**Task to complete:** Leaving out every picture, copy the lines of the data exactly, from the first through the line containing "from matplotlib.patches import Rectangle".
——
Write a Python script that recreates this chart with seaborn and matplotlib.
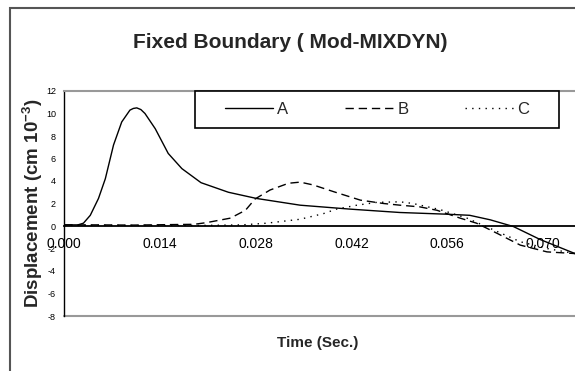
import numpy as np
import pandas as pd
import matplotlib
matplotlib.use("Agg")
import matplotlib.pyplot as plt
import seaborn as sns
from matplotlib.patches import Rectangle

# ---- data ----
time_a = [0.0, 0.002, 0.0028, 0.0038, 0.005, 0.006, 0.0072, 0.0084, 0.0096, 0.0101, 0.0106,
          0.0112, 0.0118, 0.0133, 0.0152, 0.0172, 0.0200, 0.0240, 0.0281, 0.0345, 0.0418,
          0.0491, 0.0559, 0.0593, 0.0623, 0.0657, 0.0696, 0.0747]
disp_a = [0.1, 0.1, 0.25, 0.95, 2.45, 4.2, 7.2, 9.25, 10.3, 10.45, 10.5,
          10.35, 10.0, 8.65, 6.45, 5.1, 3.85, 3.0, 2.45, 1.85, 1.5,
          1.2, 1.05, 0.95, 0.55, -0.05, -1.2, -2.45]

time_b = [0.0, 0.005, 0.010, 0.015, 0.019, 0.0208, 0.0243, 0.0265, 0.0279, 0.0301,
          0.0328, 0.0345, 0.0364, 0.0394, 0.0433, 0.0467, 0.0491, 0.052, 0.0545,
          0.0579, 0.0603, 0.0633, 0.0667, 0.0706, 0.0747]
disp_b = [0.1, 0.1, 0.08, 0.12, 0.15, 0.3, 0.7, 1.4, 2.4, 3.2,
          3.8, 3.9, 3.65, 3.05, 2.3, 2.0, 1.85, 1.7, 1.4,
          0.7, 0.25, -0.65, -1.7, -2.3, -2.45]

time_c = [0.0, 0.010, 0.020, 0.026, 0.0296, 0.0345, 0.0379, 0.0398, 0.0428, 0.0457,
          0.0491, 0.051, 0.055, 0.0589, 0.0628, 0.0667, 0.0706, 0.0747]
disp_c = [0.05, 0.05, 0.05, 0.1, 0.25, 0.6, 1.1, 1.5, 1.85, 2.1,
          2.15, 2.0, 1.45, 0.7, -0.35, -1.4, -2.0, -2.45]

series_names = ["A", "B", "C"]
x_ticks = [0.000, 0.014, 0.028, 0.042, 0.056, 0.070]
y_ticks = [12, 10, 8, 6, 4, 2, 0, -2, -4, -6, -8]

title = "Fixed Boundary ( Mod-MIXDYN)"
x_label = "Time (Sec.)"
y_label = r"Displacement (cm 10$^{\mathbf{-3}}$)"

# ---- build table ----
frames = []
for name, t, v in zip(series_names, [time_a, time_b, time_c], [disp_a, disp_b, disp_c]):
    frames.append(pd.DataFrame({"Time": t, "Disp": v, "Series": name}))
df = pd.concat(frames, ignore_index=True)

sns.set_style("white")
plt.rcParams["font.family"] = ["Liberation Sans", "DejaVu Sans"]
plt.rcParams["mathtext.fontset"] = "custom"
plt.rcParams["mathtext.bf"] = "Liberation Sans:bold"
plt.rcParams["mathtext.rm"] = "Liberation Sans"

W, H = 575, 371
fig = plt.figure(figsize=(W / 100, H / 100), dpi=100)
ax = fig.add_axes([64.3 / W, 1 - 316 / H, 1 - 64.3 / W, (316 - 91) / H])

styles = {"A": "-", "B": (0, (6, 3.5)), "C": (0, (1, 3.8))}
for name in series_names:
    sub = df[df["Series"] == name]
    sns.lineplot(data=sub, x="Time", y="Disp", ax=ax, color="black", lw=1.0,
                 linestyle=styles[name], label=name, sort=False)

ax.set_xlim(0, 0.0747)
ax.set_ylim(-8, 12)
ax.set_xticks(x_ticks)
ax.set_xticklabels([f"{t:.3f}" for t in x_ticks], fontsize=5.5)
ax.set_yticks(y_ticks)
ax.set_yticklabels([str(y) for y in y_ticks], fontsize=6.5)
ax.set_xlabel("")
ax.set_ylabel("")

ax.spines["right"].set_visible(False)
ax.spines["left"].set_color("black")
ax.spines["left"].set_linewidth(1.0)
ax.spines["top"].set_color("#999999")
ax.spines["top"].set_linewidth(1.5)
ax.spines["bottom"].set_position(("data", 0))
ax.spines["bottom"].set_color("black")
ax.spines["bottom"].set_linewidth(1.3)
ax.axhline(-8, color="#999999", lw=1.5, clip_on=False)

ax.tick_params(axis="both", direction="out", length=4, width=0.8, colors="black", pad=2)
ax.tick_params(axis="x", pad=4)

# legend box drawn as a rectangle, legend entries placed inside it
box = Rectangle((195 / W, 1 - 128 / H), (559 - 195) / W, (128 - 91) / H,
                transform=fig.transFigure, fill=True, facecolor="white",
                edgecolor="black", lw=1.2, zorder=5, clip_on=False)
ax.add_patch(box)
leg = ax.legend(ncol=3, loc="center left", bbox_to_anchor=(225 / W, 1 - 109.5 / H),
                bbox_transform=fig.transFigure, frameon=False, fontsize=12,
                handlelength=2.9, columnspacing=3.4, handletextpad=0.24,
                borderpad=0, borderaxespad=0)
leg.set_zorder(20)

fig.text(290 / W, 1 - 47.5 / H, title, ha="center", va="baseline",
         fontsize=15, fontweight="bold")
fig.text(318 / W, 1 - 343 / H, x_label, ha="center", va="center",
         fontsize=11, fontweight="bold")
fig.text(33 / W, 1 - 203 / H, y_label, ha="center", va="center",
         rotation=90, fontsize=13.5, fontweight="bold")

fig.patches.append(Rectangle((10 / W, -0.2), 1.2, 0.2 + (1 - 8 / H),
                             transform=fig.transFigure, fill=False,
                             edgecolor="#555555", lw=1.5, zorder=10))

fig.savefig("out.png", dpi=100, facecolor="white")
——
**Solution:**
Write a Python script that recreates this chart with seaborn and matplotlib.
import numpy as np
import pandas as pd
import matplotlib
matplotlib.use("Agg")
import matplotlib.pyplot as plt
import seaborn as sns
from matplotlib.patches import Rectangle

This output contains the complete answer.